Warren slams push to revise supplementary leverage ratio

Elizabeth Warren
Senate Banking Committee ranking member Elizabeth Warren, D-Mass.
Bloomberg News

Senator Elizabeth Warren, D-Mass., urged federal banking regulators not to water-down the enhanced supplementary leverage ratio when they consider changes to the rule later this week, saying the measure is "one of the most important post-2008 financial crisis safeguards."

In a letter to the heads of the Federal Reserve, Federal Deposit Insurance Corp. and Office of the Comptroller of the Currency, Warren argued that exempting Treasuries from the calculation of the ratio — as has been suggested by Treasury Secretary Scott Bessent — would weaken the economy because better-capitalized firms perform better over the long term. Weakening the eSLR, she says, would allow firms to cash in on increased dividends, buybacks, and bonuses at the expense of financial stability. 

"Bank lobbyists often mislead policymakers and the public by implying that capital is cash held in a vault … the implication of this fib is that easing the eSLR would free up a pot of money for banks to lend more or buy more assets, like Treasuries, [but] these claims ignore the facts," Warren wrote. "Bank capital, like deposits and other sources of bank debt, is invested in the economy — it is not money locked in a vault. Big banks would much rather have risk-weighted capital requirements be their primary constraint, since they know how to manipulate them."

In June, the Federal Deposit Insurance Corp. Friday submitted a draft rule to the Office of Information and Regulatory Affairs — a branch of the Office of Management and Budget that now reviews FDIC regulations — that would modify rules for banks' supplementary leverage capital.

Warren, a well-known and vocal critic of deregulation, said the rule's rollback would let megabanks operate with dangerously thin capital buffers.

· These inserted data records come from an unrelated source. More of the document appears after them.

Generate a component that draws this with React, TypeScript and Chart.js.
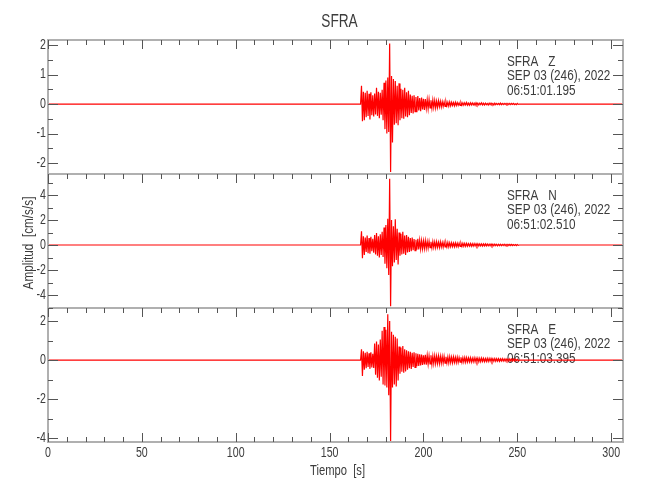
import React, { useEffect, useRef } from 'react';
import { Chart, registerables } from 'chart.js';

Chart.register(...registerables);

// ---------- data ----------
const STATION = 'SFRA';
const COMPONENTS = ['Z', 'N', 'E'];
const DATE_LABEL = 'SEP 03 (246), 2022';
const START_TIMES = ['06:51:01.195', '06:51:02.510', '06:51:03.395'];
const X_TITLE = 'Tiempo  [s]';
const Y_TITLE = 'Amplitud  [cm/s/s]';

const X_MIN = 0;
const X_MAX = 306.3;
const X_MAJOR = 50;
const X_MINOR = 10;

const Y_MIN = [-2.37, -5.04, -4.2];
const Y_MAX = [2.17, 5.68, 2.67];
const Y_MAJOR = [1, 2, 2];
const Y_MINOR = [0.5, 1, 1];

// envelope of the trace, one value per second starting at T_ONSET (s)
const T_ONSET = 167;

const Z_UP = [
  0.62, 0.42, 0.38, 0.45, 0.35, 0.40, 0.30, 0.36, 0.55, 0.42,
  0.38, 0.48, 0.72, 0.80, 0.90, 2.05, 0.95, 0.85, 0.78, 0.62,
  0.70, 0.52, 0.48, 0.55, 0.40, 0.45, 0.32, 0.28, 0.30, 0.24,
  0.27, 0.20, 0.22, 0.18, 0.17, 0.15, 0.16, 0.13, 0.14, 0.12,
  0.10, 0.11, 0.09, 0.08, 0.07, 0.08, 0.06, 0.07, 0.06, 0.05,
  0.06, 0.05, 0.04, 0.05, 0.04, 0.04, 0.05, 0.03, 0.04, 0.04,
  0.03, 0.04, 0.03, 0.03, 0.04, 0.03, 0.03, 0.02, 0.03, 0.03,
  0.02, 0.03, 0.02, 0.02, 0.03, 0.02, 0.02, 0.02, 0.02, 0.02,
  0.02, 0.02, 0.01, 0.02,
];
const Z_LO = [
  -0.58, -0.55, -0.45, -0.40, -0.52, -0.38, -0.42, -0.35, -0.40, -0.48,
  -0.36, -0.55, -0.85, -1.00, -0.95, -2.30, -1.30, -0.70, -0.65, -0.72,
  -0.55, -0.48, -0.50, -0.42, -0.45, -0.38, -0.30, -0.32, -0.26, -0.28,
  -0.22, -0.24, -0.18, -0.20, -0.15, -0.16, -0.13, -0.14, -0.12, -0.13,
  -0.11, -0.09, -0.10, -0.08, -0.08, -0.06, -0.07, -0.06, -0.05, -0.06,
  -0.05, -0.04, -0.05, -0.04, -0.04, -0.03, -0.04, -0.04, -0.03, -0.03,
  -0.04, -0.03, -0.03, -0.02, -0.03, -0.03, -0.02, -0.03, -0.02, -0.02,
  -0.03, -0.02, -0.02, -0.02, -0.02, -0.02, -0.01, -0.02, -0.02, -0.02,
  -0.01, -0.02, -0.02, -0.01,
];
const N_UP = [
  1.10, 0.70, 0.60, 0.75, 0.55, 0.65, 0.50, 0.80, 0.95, 0.70,
  0.85, 1.05, 1.40, 1.60, 2.10, 5.30, 2.00, 1.50, 2.05, 1.30,
  1.00, 0.90, 1.05, 0.75, 0.80, 0.65, 0.55, 0.60, 0.48, 0.42,
  0.50, 0.38, 0.35, 0.32, 0.36, 0.28, 0.30, 0.26, 0.28, 0.24,
  0.26, 0.22, 0.25, 0.20, 0.22, 0.18, 0.20, 0.17, 0.18, 0.15,
  0.16, 0.14, 0.15, 0.13, 0.14, 0.12, 0.13, 0.11, 0.12, 0.10,
  0.11, 0.10, 0.10, 0.09, 0.09, 0.08, 0.09, 0.08, 0.07, 0.08,
  0.07, 0.07, 0.06, 0.06, 0.06, 0.05, 0.06, 0.05, 0.05, 0.04,
  0.05, 0.04, 0.04, 0.04,
];
const N_LO = [
  -1.05, -0.80, -0.55, -0.65, -0.70, -0.50, -0.62, -0.75, -0.85, -1.00,
  -0.80, -0.95, -1.50, -1.85, -2.40, -4.90, -1.70, -1.40, -1.20, -1.55,
  -0.85, -0.75, -0.70, -0.80, -0.60, -0.55, -0.50, -0.42, -0.45, -0.38,
  -0.35, -0.32, -0.30, -0.28, -0.26, -0.25, -0.22, -0.24, -0.20, -0.22,
  -0.19, -0.20, -0.17, -0.18, -0.16, -0.15, -0.16, -0.14, -0.13, -0.14,
  -0.12, -0.13, -0.11, -0.12, -0.10, -0.11, -0.10, -0.09, -0.10, -0.09,
  -0.08, -0.09, -0.08, -0.07, -0.08, -0.07, -0.07, -0.06, -0.06, -0.07,
  -0.06, -0.05, -0.06, -0.05, -0.05, -0.04, -0.05, -0.04, -0.04, -0.04,
  -0.04, -0.03, -0.04, -0.03,
];
const E_UP = [
  0.55, 0.45, 0.38, 0.42, 0.35, 0.40, 0.32, 0.85, 0.95, 0.80,
  1.05, 1.50, 1.70, 1.55, 2.35, 2.00, 1.45, 1.30, 1.20, 1.10,
  0.70, 0.65, 0.72, 0.55, 0.50, 0.45, 0.42, 0.38, 0.40, 0.35,
  0.32, 0.30, 0.28, 0.25, 0.27, 0.24, 0.22, 0.25, 0.21, 0.22,
  0.20, 0.21, 0.19, 0.18, 0.19, 0.17, 0.16, 0.17, 0.15, 0.16,
  0.14, 0.15, 0.13, 0.14, 0.12, 0.13, 0.12, 0.11, 0.12, 0.10,
  0.11, 0.10, 0.10, 0.09, 0.10, 0.09, 0.08, 0.09, 0.08, 0.08,
  0.07, 0.08, 0.07, 0.07, 0.06, 0.07, 0.06, 0.06, 0.05, 0.06,
  0.05, 0.05, 0.05, 0.04,
];
const E_LO = [
  -0.82, -0.50, -0.42, -0.35, -0.45, -0.38, -0.40, -0.75, -0.90, -1.05,
  -0.85, -1.25, -1.30, -1.40, -1.80, -4.15, -1.40, -1.25, -1.35, -1.05,
  -0.70, -0.60, -0.65, -0.58, -0.50, -0.42, -0.45, -0.35, -0.38, -0.32,
  -0.30, -0.28, -0.25, -0.22, -0.24, -0.21, -0.20, -0.22, -0.19, -0.18,
  -0.17, -0.18, -0.16, -0.15, -0.16, -0.14, -0.15, -0.13, -0.14, -0.12,
  -0.13, -0.12, -0.11, -0.12, -0.10, -0.11, -0.10, -0.09, -0.10, -0.09,
  -0.09, -0.08, -0.09, -0.08, -0.07, -0.08, -0.07, -0.07, -0.06, -0.07,
  -0.06, -0.06, -0.05, -0.06, -0.05, -0.05, -0.05, -0.04, -0.05, -0.04,
  -0.04, -0.04, -0.03, -0.04,
];

const UPPER = [Z_UP, N_UP, E_UP];
const LOWER = [Z_LO, N_LO, E_LO];

// ---------- style ----------
const FONT = "'Liberation Sans', Arial, sans-serif";
const TEXT = '#3c3c3c';
const FRAME = '#b0b0b0';
const TICK = '#555555';
const TRACE = '#ff0000';
const AXIS_IDS = ['yZ', 'yN', 'yE'];

function buildTrace(up: number[], lo: number[]) {
  const pts: { x: number; y: number }[] = [{ x: X_MIN, y: 0 }, { x: T_ONSET - 0.5, y: 0 }];
  up.forEach((u, i) => {
    pts.push({ x: T_ONSET + i, y: u });
    pts.push({ x: T_ONSET + i + 0.5, y: lo[i] });
  });
  pts.push({ x: T_ONSET + up.length, y: 0 });
  pts.push({ x: X_MAX, y: 0 });
  return pts;
}

// draw text compressed horizontally (narrow plotting font look)
function drawNarrow(
  ctx: CanvasRenderingContext2D,
  s: string,
  x: number,
  y: number,
  size: number,
  sx: number,
  align: CanvasTextAlign,
) {
  ctx.save();
  ctx.translate(x, y);
  ctx.scale(sx, 1);
  ctx.font = `${size}px ${FONT}`;
  ctx.textAlign = align;
  ctx.textBaseline = 'middle';
  ctx.fillText(s, 0, 0);
  ctx.restore();
}

const decorPlugin = {
  id: 'seisDecor',
  beforeDatasetsDraw(chart: any) {
    const ctx = chart.ctx as CanvasRenderingContext2D;
    const area = chart.chartArea;
    ctx.save();
    ctx.fillStyle = TEXT;
    AXIS_IDS.forEach((id, k) => {
      const s = chart.scales[id];
      const x = area.left + 459;
      const y0 = s.top + 22;
      drawNarrow(ctx, `${STATION}   ${COMPONENTS[k]}`, x, y0, 14, 0.84, 'left');
      drawNarrow(ctx, DATE_LABEL, x, y0 + 14.5, 14, 0.84, 'left');
      drawNarrow(ctx, START_TIMES[k], x, y0 + 29, 14, 0.84, 'left');
    });
    ctx.restore();
  },
  afterDatasetsDraw(chart: any) {
    const ctx = chart.ctx as CanvasRenderingContext2D;
    const area = chart.chartArea;
    const xs = chart.scales.x;
    ctx.save();

    // frame
    ctx.strokeStyle = FRAME;
    ctx.lineWidth = 2;
    ctx.strokeRect(area.left, area.top, area.right - area.left, area.bottom - area.top);
    AXIS_IDS.forEach((id, k) => {
      if (k === 0) return;
      const s = chart.scales[id];
      ctx.beginPath();
      ctx.moveTo(area.left, Math.round(s.top));
      ctx.lineTo(area.right, Math.round(s.top));
      ctx.stroke();
    });

    // ticks
    ctx.strokeStyle = TICK;
    ctx.lineWidth = 1;
    const xTicks: number[] = [];
    for (let v = X_MIN; v <= X_MAX + 1e-9; v += X_MINOR) xTicks.push(v);
    AXIS_IDS.forEach((id, k) => {
      const s = chart.scales[id];
      const top = Math.round(s.top);
      xTicks.forEach((v) => {
        const px = Math.round(xs.getPixelForValue(v)) + 0.5;
        const len = v % X_MAJOR === 0 ? 9 : 5;
        ctx.beginPath();
        ctx.moveTo(px, top);
        ctx.lineTo(px, top + len);
        ctx.stroke();
      });
      const step = Y_MINOR[k];
      const start = Math.ceil(Y_MIN[k] / step) * step;
      for (let v = start; v <= Y_MAX[k] + 1e-9; v += step) {
        const py = Math.round(s.getPixelForValue(v)) + 0.5;
        const isMajor = Math.abs(v / Y_MAJOR[k] - Math.round(v / Y_MAJOR[k])) < 1e-6;
        const len = isMajor ? 10 : 5;
        ctx.beginPath();
        ctx.moveTo(area.left, py);
        ctx.lineTo(area.left + len, py);
        ctx.moveTo(area.right, py);
        ctx.lineTo(area.right - len, py);
        ctx.stroke();
      }
    });
    xTicks.forEach((v) => {
      const px = Math.round(xs.getPixelForValue(v)) + 0.5;
      const len = v % X_MAJOR === 0 ? 9 : 5;
      ctx.beginPath();
      ctx.moveTo(px, area.bottom);
      ctx.lineTo(px, area.bottom - len);
      ctx.stroke();
    });

    // tick labels (from the library's scales)
    ctx.fillStyle = TEXT;
    AXIS_IDS.forEach((id) => {
      const s = chart.scales[id];
      s.ticks.forEach((t: any) => {
        const py = s.getPixelForValue(t.value);
        drawNarrow(ctx, String(t.label), area.left - 2, py, 14, 0.76, 'right');
      });
    });
    xs.ticks.forEach((t: any) => {
      const px = xs.getPixelForValue(t.value);
      drawNarrow(ctx, String(t.label), px, area.bottom + 11, 14, 0.76, 'center');
    });

    // titles
    const cx = (area.left + area.right) / 2;
    drawNarrow(ctx, STATION, cx + 4, 22, 19, 0.72, 'center');
    drawNarrow(ctx, X_TITLE, cx + 2, 471, 14, 0.8, 'center');
    ctx.save();
    ctx.translate(29, 243);
    ctx.rotate(-Math.PI / 2);
    drawNarrow(ctx, Y_TITLE, 0, 0, 14, 0.84, 'center');
    ctx.restore();

    ctx.restore();
  },
};

function yScale(k: number) {
  return {
    type: 'linear' as const,
    position: 'left' as const,
    stack: 'panels',
    stackWeight: 1,
    weight: 3 - k,
    min: Y_MIN[k],
    max: Y_MAX[k],
    grid: { display: false, drawTicks: false },
    border: { display: false },
    ticks: {
      display: false,
      stepSize: Y_MAJOR[k],
      includeBounds: false,
    },
    afterFit: (s: any) => {
      s.width = 48;
    },
  };
}

export default function App() {
  const ref = useRef<HTMLCanvasElement | null>(null);
  useEffect(() => {
    if (!ref.current) return;
    const chart = new Chart(ref.current, {
      type: 'line',
      data: {
        datasets: AXIS_IDS.map((id, k) => ({
          label: COMPONENTS[k],
          data: buildTrace(UPPER[k], LOWER[k]),
          yAxisID: id,
          borderColor: TRACE,
          borderWidth: 1.2,
          pointRadius: 0,
          tension: 0,
          fill: false,
        })),
      },
      options: {
        animation: false,
        responsive: false,
        maintainAspectRatio: false,
        parsing: false,
        normalized: true,
        layout: { padding: { left: 0, top: 40, right: 27, bottom: 0 } },
        plugins: {
          legend: { display: false },
          tooltip: { enabled: false },
          title: { display: false },
        },
        scales: {
          x: {
            type: 'linear',
            position: 'bottom',
            min: X_MIN,
            max: X_MAX,
            grid: { display: false, drawTicks: false },
            border: { display: false },
            ticks: {
              display: false,
              stepSize: X_MAJOR,
              includeBounds: false,
              autoSkip: false,
            },
            afterFit: (s: any) => {
              s.height = 58;
            },
          },
          yZ: yScale(0),
          yN: yScale(1),
          yE: yScale(2),
        } as any,
      },
      plugins: [decorPlugin],
    } as any);
    return () => chart.destroy();
  }, []);
  return (
    <div style={{ position: 'absolute', left: 0, top: 0, width: 650, height: 500, background: '#fff' }}>
      <canvas ref={ref} width={650} height={500} style={{ width: 650, height: 500, display: 'block' }} />
    </div>
  );
}
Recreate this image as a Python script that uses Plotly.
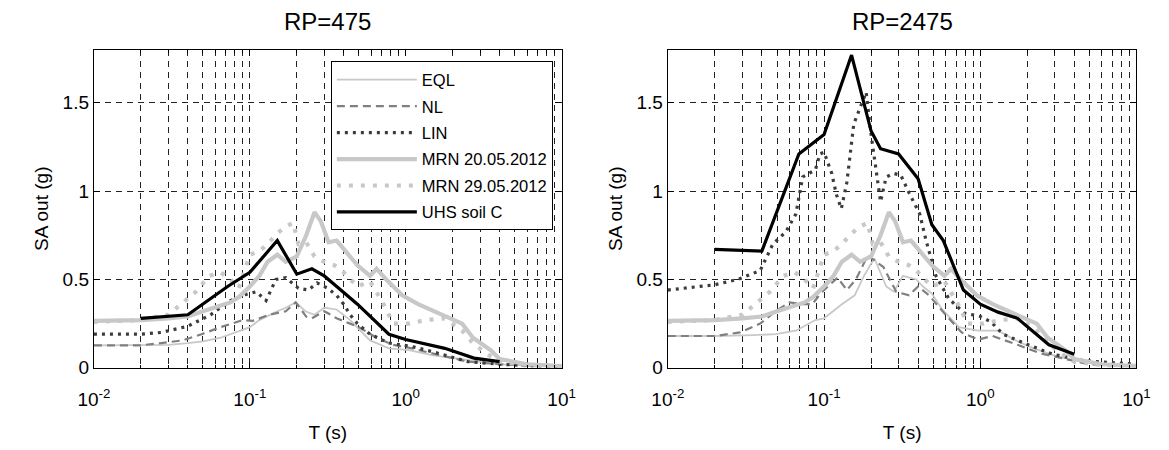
import plotly.graph_objects as go

# ---------------- data ----------------
# Recorded spectra (same in both panels)
mrn20_T = [0.01, 0.02, 0.03, 0.04, 0.05, 0.065, 0.075, 0.085, 0.1, 0.115, 0.13, 0.15, 0.17, 0.2, 0.23,
           0.26, 0.285, 0.32, 0.36, 0.42, 0.49, 0.59, 0.65, 0.75, 0.95, 1.2, 1.7, 2.3, 2.7, 3.5, 4.0, 6, 10]
mrn20_SA = [0.265, 0.27, 0.28, 0.29, 0.32, 0.35, 0.37, 0.40, 0.46, 0.52, 0.60, 0.64, 0.60, 0.63, 0.75,
            0.88, 0.83, 0.71, 0.72, 0.65, 0.58, 0.52, 0.56, 0.50, 0.41, 0.36, 0.30, 0.25, 0.17, 0.10, 0.05, 0.02, 0.01]

mrn29_T = [0.01, 0.02, 0.03, 0.035, 0.045, 0.055, 0.065, 0.075, 0.085, 0.1, 0.115, 0.13, 0.15, 0.17, 0.19,
           0.205, 0.23, 0.26, 0.3, 0.35, 0.4, 0.49, 0.59, 0.72, 0.83, 1.05, 1.33, 1.78, 2.3, 2.7, 3.3, 4.0, 6, 10]
mrn29_SA = [0.26, 0.27, 0.30, 0.35, 0.43, 0.52, 0.54, 0.50, 0.45, 0.64, 0.66, 0.70, 0.76, 0.80, 0.82,
            0.70, 0.71, 0.63, 0.60, 0.58, 0.54, 0.46, 0.49, 0.36, 0.25, 0.25, 0.27, 0.28, 0.21, 0.14, 0.08, 0.035, 0.015, 0.01]

# RP = 475
eql475_T = [0.01, 0.02, 0.03, 0.04, 0.05, 0.065, 0.08, 0.1, 0.115, 0.133, 0.15, 0.17, 0.197, 0.227,
            0.26, 0.3, 0.36, 0.44, 0.5, 0.59, 0.78, 1.05, 1.5, 2.5, 4.0, 6, 10]
eql475_SA = [0.127, 0.127, 0.13, 0.14, 0.15, 0.17, 0.20, 0.23, 0.27, 0.30, 0.32, 0.34, 0.37, 0.32,
             0.30, 0.34, 0.33, 0.27, 0.22, 0.155, 0.11, 0.10, 0.07, 0.045, 0.02, 0.012, 0.008]

nl475_T = [0.01, 0.02, 0.027, 0.037, 0.049, 0.065, 0.09, 0.104, 0.133, 0.17, 0.197, 0.23, 0.25, 0.3,
           0.33, 0.36, 0.44, 0.5, 0.65, 0.83, 1.1, 1.5, 2.5, 4, 6, 10]
nl475_SA = [0.127, 0.127, 0.14, 0.155, 0.19, 0.23, 0.27, 0.265, 0.30, 0.32, 0.37, 0.29, 0.28, 0.32,
            0.30, 0.28, 0.25, 0.23, 0.17, 0.13, 0.11, 0.08, 0.035, 0.02, 0.012, 0.008]

lin475_T = [0.01, 0.02, 0.027, 0.04, 0.056, 0.075, 0.09, 0.11, 0.127, 0.147, 0.17, 0.205, 0.237, 0.27,
            0.316, 0.36, 0.4, 0.44, 0.49, 0.59, 0.78, 1.1, 1.5, 2.5, 4, 6, 10]
lin475_SA = [0.19, 0.19, 0.2, 0.235, 0.30, 0.38, 0.41, 0.43, 0.38, 0.50, 0.51, 0.45, 0.44, 0.48,
             0.45, 0.41, 0.36, 0.30, 0.25, 0.19, 0.14, 0.12, 0.09, 0.035, 0.02, 0.012, 0.008]

uhs475_T = [0.02, 0.04, 0.072, 0.1, 0.15, 0.2, 0.25, 0.3, 0.35, 0.49, 0.78, 1.0, 1.78, 2.74, 4.0]
uhs475_SA = [0.28, 0.30, 0.46, 0.54, 0.72, 0.53, 0.56, 0.52, 0.47, 0.36, 0.19, 0.16, 0.11, 0.055, 0.035]

# RP = 2475
eql2475_T = [0.01, 0.02, 0.035, 0.049, 0.066, 0.079, 0.088, 0.1, 0.13, 0.157, 0.18, 0.21, 0.25, 0.28,
             0.32, 0.39, 0.43, 0.49, 0.57, 0.73, 0.97, 1.3, 1.73, 2.2, 3.1, 4.1, 6, 10]
eql2475_SA = [0.18, 0.18, 0.185, 0.19, 0.21, 0.25, 0.27, 0.28, 0.36, 0.41, 0.52, 0.62, 0.46, 0.43,
              0.52, 0.50, 0.46, 0.42, 0.33, 0.23, 0.21, 0.21, 0.15, 0.11, 0.065, 0.04, 0.02, 0.01]

nl2475_T = [0.01, 0.02, 0.029, 0.039, 0.049, 0.06, 0.073, 0.084, 0.097, 0.122, 0.14, 0.16, 0.19, 0.24,
            0.29, 0.35, 0.40, 0.47, 0.6, 0.76, 0.97, 1.2, 1.73, 2.4, 3.5, 5, 10]
nl2475_SA = [0.18, 0.18, 0.20, 0.25, 0.32, 0.37, 0.36, 0.36, 0.43, 0.51, 0.44, 0.50, 0.635, 0.57,
             0.43, 0.41, 0.46, 0.41, 0.30, 0.20, 0.16, 0.18, 0.13, 0.083, 0.05, 0.02, 0.01]

lin2475_T = [0.01, 0.02, 0.028, 0.039, 0.047, 0.057, 0.066, 0.073, 0.088, 0.094, 0.1, 0.112, 0.12, 0.129,
             0.14, 0.155, 0.186, 0.2, 0.23, 0.25, 0.28, 0.31, 0.35, 0.41, 0.45, 0.52, 0.63, 0.79, 1.0,
             1.17, 1.4, 1.9, 2.9, 4.6, 10]
lin2475_SA = [0.44, 0.47, 0.50, 0.55, 0.70, 0.77, 0.87, 1.08, 1.12, 1.21, 1.22, 1.10, 0.98, 0.90,
              1.05, 1.38, 1.56, 1.32, 0.94, 1.08, 1.10, 1.09, 0.99, 0.87, 0.72, 0.52, 0.39, 0.31, 0.29,
              0.26, 0.19, 0.14, 0.077, 0.04, 0.02]

uhs2475_T = [0.02, 0.04, 0.069, 0.1, 0.15, 0.2, 0.23, 0.3, 0.4, 0.49, 0.58, 0.78, 1.0, 1.3, 1.73, 2.75, 4.0]
uhs2475_SA = [0.67, 0.66, 1.21, 1.32, 1.77, 1.34, 1.24, 1.21, 1.07, 0.81, 0.72, 0.44, 0.36, 0.315, 0.28, 0.13, 0.077]

panel_titles = ["RP=475", "RP=2475"]
series_names = ["EQL", "NL", "LIN", "MRN 20.05.2012", "MRN 29.05.2012", "UHS soil C"]
x_major = [0.01, 0.1, 1, 10]
x_major_text = ["10<sup>-2</sup>", "10<sup>-1</sup>", "10<sup>0</sup>", "10<sup>1</sup>"]
x_minor = [m * d for d in (0.01, 0.1, 1) for m in range(2, 10)]
y_ticks = [0, 0.5, 1, 1.5]
y_tick_text = ["0", "0.5", "1", "1.5"]

# ---------------- styles ----------------
FONT = "Liberation Sans, Arial, sans-serif"
styles = [
    dict(color="#c8c8c8", width=1.8, dash="solid"),
    dict(color="#808080", width=2.2, dash="8px,5px"),
    dict(color="#3c3c3c", width=3.2, dash="3px,5px"),
    dict(color="#c8c8c8", width=4.2, dash="solid"),
    dict(color="#c8c8c8", width=4.2, dash="4px,8px"),
    dict(color="#000000", width=3.2, dash="solid"),
]

panels = [
    [(eql475_T, eql475_SA), (nl475_T, nl475_SA), (lin475_T, lin475_SA),
     (mrn20_T, mrn20_SA), (mrn29_T, mrn29_SA), (uhs475_T, uhs475_SA)],
    [(eql2475_T, eql2475_SA), (nl2475_T, nl2475_SA), (lin2475_T, lin2475_SA),
     (mrn20_T, mrn20_SA), (mrn29_T, mrn29_SA), (uhs2475_T, uhs2475_SA)],
]

fig = go.Figure()
for p, data in enumerate(panels):
    xa = "x" if p == 0 else "x2"
    ya = "y" if p == 0 else "y2"
    for s, (T, SA) in enumerate(data):
        fig.add_trace(go.Scatter(
            x=T, y=SA, mode="lines", name=series_names[s],
            line=styles[s], xaxis=xa, yaxis=ya,
            showlegend=(p == 0), legendgroup=series_names[s],
            hoverinfo="skip",
        ))

W, H = 1169, 450
dom_x = [(80 / W, 560 / W), (669 / W, 1150 / W)]
dom_y = ((450 - 377) / H, (450 - 51) / H)

TICK_SIZE = 19
grid_dash = "6px,5px"
def xaxis(dom, anchor):
    return dict(
        domain=list(dom), anchor=anchor, type="log", range=[-2, 1],
        tickmode="array", tickvals=x_major, ticktext=x_major_text,
        ticks="inside", ticklen=6, tickwidth=1, tickcolor="black",
        showline=True, linecolor="black", linewidth=1.3, mirror="allticks",
        showgrid=True, gridcolor="#222", gridwidth=0.6, griddash=grid_dash,
        minor=dict(tickmode="array", tickvals=x_minor, ticks="inside", ticklen=3,
                   tickcolor="black", showgrid=True, gridcolor="#222", gridwidth=0.6,
                   griddash=grid_dash),
        zeroline=False, ticklabelstandoff=14,
        tickfont=dict(family=FONT, size=TICK_SIZE, color="black"),
        title=dict(text="T (s)", font=dict(family=FONT, size=TICK_SIZE, color="black"), standoff=16),
    )

def yaxis(dom, anchor):
    return dict(
        domain=list(dom), anchor=anchor, range=[0, 1.8],
        tickmode="array", tickvals=y_ticks, ticktext=y_tick_text,
        ticks="inside", ticklen=6, tickwidth=1, tickcolor="black",
        showline=True, linecolor="black", linewidth=1.3, mirror="allticks",
        showgrid=True, gridcolor="#222", gridwidth=0.6, griddash=grid_dash,
        zeroline=False,
        tickfont=dict(family=FONT, size=TICK_SIZE, color="black"),
        title=dict(text="SA out (g)", font=dict(family=FONT, size=TICK_SIZE, color="black"), standoff=8),
    )

fig.update_layout(
    width=W, height=H,
    margin=dict(l=0, r=0, t=0, b=0),
    paper_bgcolor="white", plot_bgcolor="white",
    font=dict(family=FONT, color="black"),
    xaxis=xaxis(dom_x[0], "y"), yaxis=yaxis(dom_y, "x"),
    xaxis2=xaxis(dom_x[1], "y2"), yaxis2=yaxis(dom_y, "x2"),
    legend=dict(
        x=551 / W, y=1 - 63 / H, xanchor="right", yanchor="top",
        bgcolor="white", bordercolor="black", borderwidth=1,
        font=dict(family=FONT, size=16.5, color="black"),
        itemwidth=80, tracegroupgap=2,
    ),
    annotations=[
        dict(text=panel_titles[i], x=(dom_x[i][0] + dom_x[i][1]) / 2, y=1 - 22 / H,
             xref="paper", yref="paper", showarrow=False, xanchor="center", yanchor="middle",
             font=dict(family=FONT, size=24, color="black"))
        for i in range(2)
    ],
)

fig.write_html("out.html")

"The eSLR requires that for every $95 of borrowed money used to finance loans and other investments, Wall Street banks must also use at least $5 of their own money," Warren wrote. "Megabanks must have their own skin in the game to absorb losses and ensure they can continue offering financial services to households and businesses in periods of stress, instead of collapsing, destabilizing the financial system, and begging for bailouts."

The letter also defends the eSLR as a straightforward, risk-neutral standard that prevents banks from manipulating capital rules by misclassifying risky assets. The letter also dismisses claims that the eSLR inhibits Treasury market liquidity, saying big banks did not increase intermediation during recent times of stress.

"Any current issues in the Treasury market appear to be driven by investors' reaction to President Trump's economic mismanagement — not by the plumbing of the market or the capacity of banks to buy Treasuries," Warren said. "[During COVID] at the insured depository level, only two banks elected to take advantage of the deregulatory treatment in the first place. Others refused, because doing so would have placed limitations on payments to shareholders."

Federal Reserve Vice Chair for Supervision Michelle Bowman — who was sworn in to the post earlier this month — expressed support for a full review of all the capital requirements banks face, including the supplemental leverage ratio, in a speech days before the FDIC rule submission.

Treasury Secretary Scott Bessent in March signaled a willingness to reexamine the SLR. While the regulation was intended as a safeguard to make sure banks hold enough capital against even seemingly safe assets, Bessent floated the idea of exempting facially safe assets like short-duration Treasuries from the SLR to allow banks to trade more T-bills and, in his view, act as a "stabilizing force" on the market.

Acting Comptroller of the Currency Rodney Hood earlier this month said the OCC is working to modernize capital standards and reviewing the SLR  — a simple capital standard that represents the ratio of total assets to total liabilities — to ensure it serves as a capital backstop rather than a binding constraint on banks. While he emphasized that U.S. banks remain the "gold standard" globally, he rejected the idea of "gold-plating" capital rules — adding more stringent layers than international standards require.